### Stored rows
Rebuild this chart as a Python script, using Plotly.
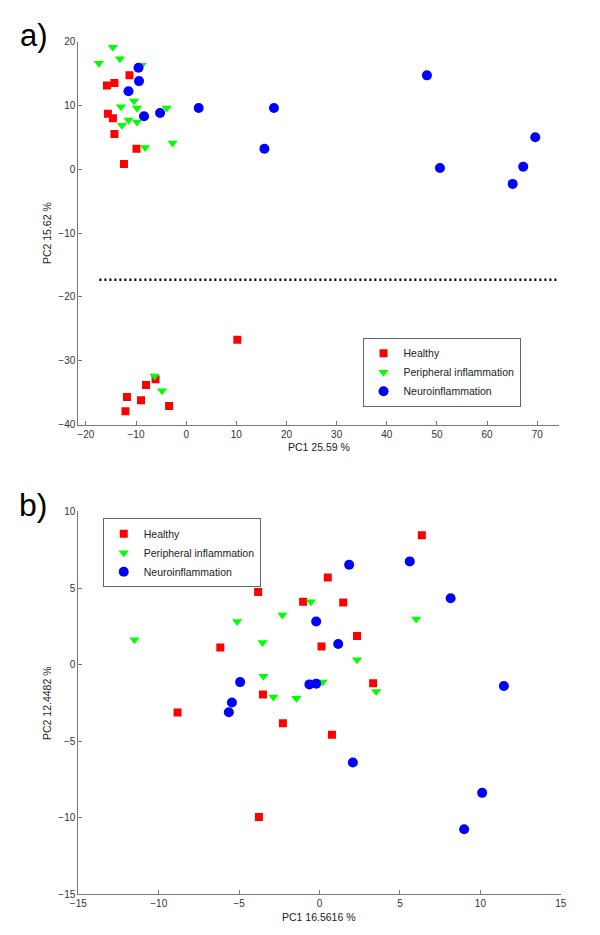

--

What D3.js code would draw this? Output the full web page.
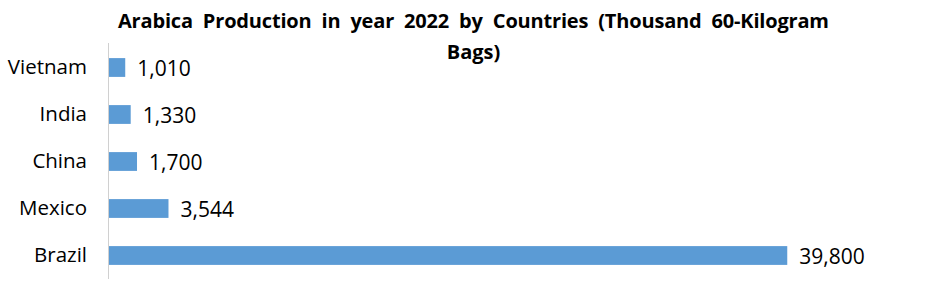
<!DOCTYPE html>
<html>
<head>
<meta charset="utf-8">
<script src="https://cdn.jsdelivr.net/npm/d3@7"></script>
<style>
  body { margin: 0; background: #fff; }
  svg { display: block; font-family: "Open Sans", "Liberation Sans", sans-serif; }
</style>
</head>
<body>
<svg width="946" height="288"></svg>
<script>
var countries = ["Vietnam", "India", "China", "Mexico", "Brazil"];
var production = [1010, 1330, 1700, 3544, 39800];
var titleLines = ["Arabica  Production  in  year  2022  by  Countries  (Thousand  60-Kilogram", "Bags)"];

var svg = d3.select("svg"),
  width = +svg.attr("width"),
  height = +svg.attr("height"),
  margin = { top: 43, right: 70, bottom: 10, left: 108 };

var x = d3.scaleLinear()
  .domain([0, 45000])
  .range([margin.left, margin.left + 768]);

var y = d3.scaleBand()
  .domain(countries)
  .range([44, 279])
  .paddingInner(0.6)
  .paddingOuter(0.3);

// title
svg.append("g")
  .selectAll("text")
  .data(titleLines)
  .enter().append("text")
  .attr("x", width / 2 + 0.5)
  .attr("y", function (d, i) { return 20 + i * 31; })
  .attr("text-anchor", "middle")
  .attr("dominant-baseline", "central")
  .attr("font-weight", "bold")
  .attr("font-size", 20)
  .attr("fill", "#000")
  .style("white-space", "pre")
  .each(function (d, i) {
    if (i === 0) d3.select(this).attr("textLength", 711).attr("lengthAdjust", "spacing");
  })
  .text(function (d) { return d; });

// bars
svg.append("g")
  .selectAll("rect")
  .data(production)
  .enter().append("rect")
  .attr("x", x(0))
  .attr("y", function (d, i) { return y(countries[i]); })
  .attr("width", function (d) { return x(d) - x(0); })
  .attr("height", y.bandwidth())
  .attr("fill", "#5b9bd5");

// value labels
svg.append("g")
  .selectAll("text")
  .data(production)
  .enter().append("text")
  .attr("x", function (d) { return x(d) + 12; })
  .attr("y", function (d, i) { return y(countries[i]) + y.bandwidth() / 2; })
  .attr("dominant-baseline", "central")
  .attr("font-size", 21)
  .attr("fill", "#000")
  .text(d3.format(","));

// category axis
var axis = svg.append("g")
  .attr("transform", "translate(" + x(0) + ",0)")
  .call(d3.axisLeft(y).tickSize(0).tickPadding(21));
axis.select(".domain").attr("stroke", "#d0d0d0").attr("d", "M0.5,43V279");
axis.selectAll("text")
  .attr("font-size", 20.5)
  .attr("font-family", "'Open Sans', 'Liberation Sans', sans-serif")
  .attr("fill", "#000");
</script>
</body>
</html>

### Prompt
Scan the material above for the string "script" and return the lines that hold it.

### Solution
Rebuild this chart as a Python script, using Plotly.
<script src="https://cdn.jsdelivr.net/npm/d3@7"></script>
<script>
</script>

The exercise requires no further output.